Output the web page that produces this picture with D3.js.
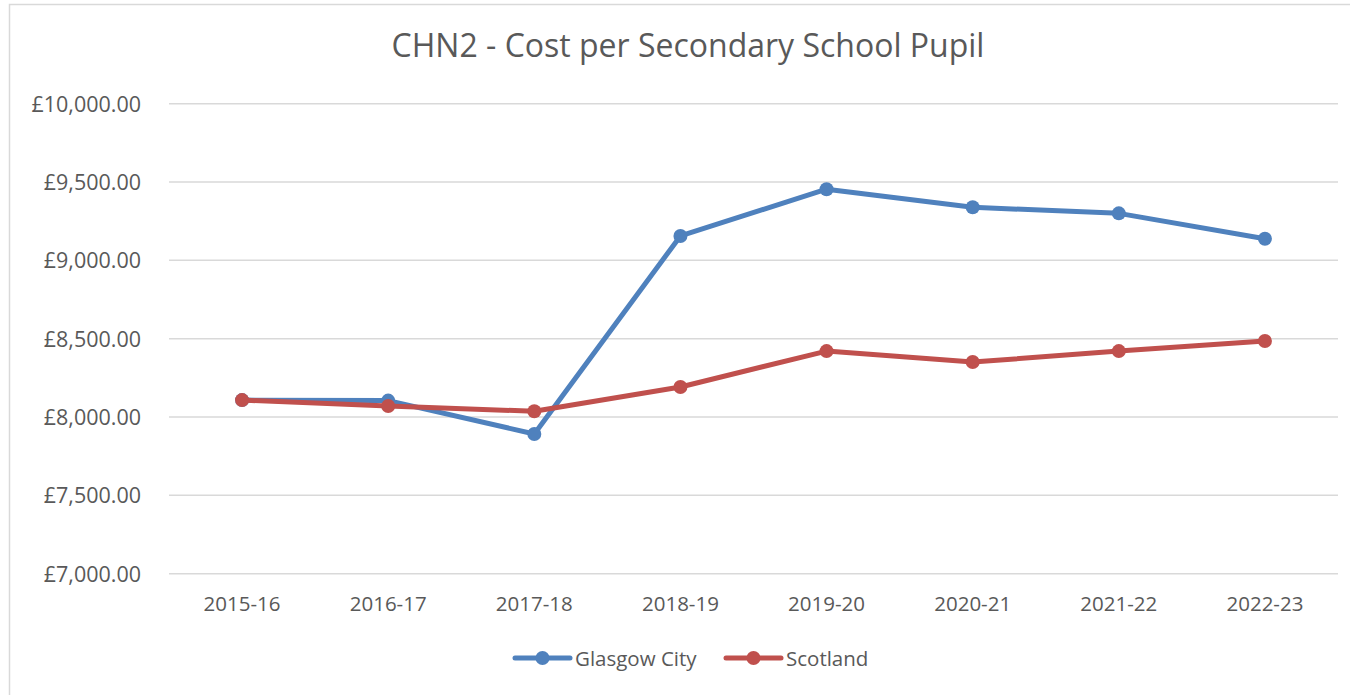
<!DOCTYPE html>
<html>
<head>
<meta charset="utf-8">
<script src="https://cdn.jsdelivr.net/npm/d3@7"></script>
<style>
  body { margin: 0; background: #fff; }
  text { font-family: "Open Sans", "Liberation Sans", sans-serif; fill: #595959; }
</style>
</head>
<body>
<script>
'use strict';

// chart data
const years = ["2015-16", "2016-17", "2017-18", "2018-19", "2019-20", "2020-21", "2021-22", "2022-23"];
const glasgow = [8108, 8105, 7892, 9156, 9454, 9339, 9300, 9138];
const scotland = [8108, 8070, 8037, 8192, 8421, 8351, 8421, 8485];
const yTicks = [7000, 7500, 8000, 8500, 9000, 9500, 10000];
const seriesNames = ["Glasgow City", "Scotland"];
const seriesColors = ["#4F81BD", "#C0504D"];

(function () {
  const width = 1350, height = 695;
  const svg = d3.select('body').append('svg')
    .attr('width', width)
    .attr('height', height);

  // chart border (right and bottom edges fall outside the picture)
  svg.append('rect')
    .attr('x', 9.5).attr('y', 4.5)
    .attr('width', 1360).attr('height', 720)
    .attr('fill', '#fff')
    .attr('stroke', '#d9d9d9')
    .attr('stroke-width', 1.5);

  const x = d3.scaleBand()
    .domain(years)
    .range([169, 1338]);

  const y = d3.scaleLinear()
    .domain([7000, 10000])
    .range([573.7, 103.7]);

  // gridlines
  svg.append('g')
    .selectAll('line')
    .data(yTicks)
    .enter()
    .append('line')
    .attr('x1', 169).attr('x2', 1338)
    .attr('y1', d => y(d)).attr('y2', d => y(d))
    .attr('stroke', '#d9d9d9')
    .attr('stroke-width', 1.5);

  // y axis labels
  const fmt = d3.format(",.2f");
  const yAxis = d3.axisLeft(y).tickValues(yTicks).tickSize(0).tickPadding(0)
    .tickFormat(d => "£" + fmt(d));
  const gy = svg.append('g')
    .attr('transform', 'translate(141, 0)')
    .call(yAxis);
  gy.select('.domain').remove();
  gy.selectAll('text')
    .style('font-size', '21.5px')
    .attr('dy', '0.35em');

  // x axis labels
  const xAxis = d3.axisBottom(x).tickSize(0).tickPadding(0);
  const gx = svg.append('g')
    .attr('transform', 'translate(0, 604)')
    .call(xAxis);
  gx.select('.domain').remove();
  gx.selectAll('text')
    .style('font-size', '20.5px')
    .attr('dy', '0.35em');

  // title
  svg.append('text')
    .attr('x', 688)
    .attr('y', 57)
    .attr('text-anchor', 'middle')
    .style('font-size', '32px')
    .text("CHN2 - Cost per Secondary School Pupil");

  // lines and markers
  const series = [glasgow, scotland];
  const line = d3.line()
    .x((d, i) => x(years[i]) + x.bandwidth() / 2)
    .y(d => y(d));

  series.forEach(function (vals, s) {
    svg.append('path')
      .datum(vals)
      .attr('fill', 'none')
      .attr('stroke', seriesColors[s])
      .attr('stroke-width', 5)
      .attr('stroke-linejoin', 'round')
      .attr('stroke-linecap', 'round')
      .attr('d', line);

    svg.append('g')
      .selectAll('circle')
      .data(vals)
      .enter()
      .append('circle')
      .attr('cx', (d, i) => x(years[i]) + x.bandwidth() / 2)
      .attr('cy', d => y(d))
      .attr('r', 7)
      .attr('fill', seriesColors[s]);
  });

  // legend
  const legendX = [515, 726];
  const legend = svg.append('g');
  seriesNames.forEach(function (name, s) {
    const lx = legendX[s];
    legend.append('line')
      .attr('x1', lx).attr('x2', lx + 55)
      .attr('y1', 658).attr('y2', 658)
      .attr('stroke', seriesColors[s])
      .attr('stroke-width', 5)
      .attr('stroke-linecap', 'round');
    legend.append('circle')
      .attr('cx', lx + 27.5).attr('cy', 658)
      .attr('r', 7)
      .attr('fill', seriesColors[s]);
    legend.append('text')
      .attr('x', lx + 60)
      .attr('y', 659)
      .attr('dy', '0.35em')
      .style('font-size', '20.5px')
      .text(name);
  });
})();
</script>
</body>
</html>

#### WHAT IS REQUIRED:
Reproduce the data verbatim. Do not carry any picture into the copy.

#### WRITTEN RESPONSE:
Output the web page that produces this picture with D3.js.
<!DOCTYPE html>
<html>
<head>
<meta charset="utf-8">
<script src="https://cdn.jsdelivr.net/npm/d3@7"></script>
<style>
  body { margin: 0; background: #fff; }
  text { font-family: "Open Sans", "Liberation Sans", sans-serif; fill: #595959; }
</style>
</head>
<body>
<script>
'use strict';

// chart data
const years = ["2015-16", "2016-17", "2017-18", "2018-19", "2019-20", "2020-21", "2021-22", "2022-23"];
const glasgow = [8108, 8105, 7892, 9156, 9454, 9339, 9300, 9138];
const scotland = [8108, 8070, 8037, 8192, 8421, 8351, 8421, 8485];
const yTicks = [7000, 7500, 8000, 8500, 9000, 9500, 10000];
const seriesNames = ["Glasgow City", "Scotland"];
const seriesColors = ["#4F81BD", "#C0504D"];

(function () {
  const width = 1350, height = 695;
  const svg = d3.select('body').append('svg')
    .attr('width', width)
    .attr('height', height);

  // chart border (right and bottom edges fall outside the picture)
  svg.append('rect')
    .attr('x', 9.5).attr('y', 4.5)
    .attr('width', 1360).attr('height', 720)
    .attr('fill', '#fff')
    .attr('stroke', '#d9d9d9')
    .attr('stroke-width', 1.5);

  const x = d3.scaleBand()
    .domain(years)
    .range([169, 1338]);

  const y = d3.scaleLinear()
    .domain([7000, 10000])
    .range([573.7, 103.7]);

  // gridlines
  svg.append('g')
    .selectAll('line')
    .data(yTicks)
    .enter()
    .append('line')
    .attr('x1', 169).attr('x2', 1338)
    .attr('y1', d => y(d)).attr('y2', d => y(d))
    .attr('stroke', '#d9d9d9')
    .attr('stroke-width', 1.5);

  // y axis labels
  const fmt = d3.format(",.2f");
  const yAxis = d3.axisLeft(y).tickValues(yTicks).tickSize(0).tickPadding(0)
    .tickFormat(d => "£" + fmt(d));
  const gy = svg.append('g')
    .attr('transform', 'translate(141, 0)')
    .call(yAxis);
  gy.select('.domain').remove();
  gy.selectAll('text')
    .style('font-size', '21.5px')
    .attr('dy', '0.35em');

  // x axis labels
  const xAxis = d3.axisBottom(x).tickSize(0).tickPadding(0);
  const gx = svg.append('g')
    .attr('transform', 'translate(0, 604)')
    .call(xAxis);
  gx.select('.domain').remove();
  gx.selectAll('text')
    .style('font-size', '20.5px')
    .attr('dy', '0.35em');

  // title
  svg.append('text')
    .attr('x', 688)
    .attr('y', 57)
    .attr('text-anchor', 'middle')
    .style('font-size', '32px')
    .text("CHN2 - Cost per Secondary School Pupil");

  // lines and markers
  const series = [glasgow, scotland];
  const line = d3.line()
    .x((d, i) => x(years[i]) + x.bandwidth() / 2)
    .y(d => y(d));

  series.forEach(function (vals, s) {
    svg.append('path')
      .datum(vals)
      .attr('fill', 'none')
      .attr('stroke', seriesColors[s])
      .attr('stroke-width', 5)
      .attr('stroke-linejoin', 'round')
      .attr('stroke-linecap', 'round')
      .attr('d', line);

    svg.append('g')
      .selectAll('circle')
      .data(vals)
      .enter()
      .append('circle')
      .attr('cx', (d, i) => x(years[i]) + x.bandwidth() / 2)
      .attr('cy', d => y(d))
      .attr('r', 7)
      .attr('fill', seriesColors[s]);
  });

  // legend
  const legendX = [515, 726];
  const legend = svg.append('g');
  seriesNames.forEach(function (name, s) {
    const lx = legendX[s];
    legend.append('line')
      .attr('x1', lx).attr('x2', lx + 55)
      .attr('y1', 658).attr('y2', 658)
      .attr('stroke', seriesColors[s])
      .attr('stroke-width', 5)
      .attr('stroke-linecap', 'round');
    legend.append('circle')
      .attr('cx', lx + 27.5).attr('cy', 658)
      .attr('r', 7)
      .attr('fill', seriesColors[s]);
    legend.append('text')
      .attr('x', lx + 60)
      .attr('y', 659)
      .attr('dy', '0.35em')
      .style('font-size', '20.5px')
      .text(name);
  });
})();
</script>
</body>
</html>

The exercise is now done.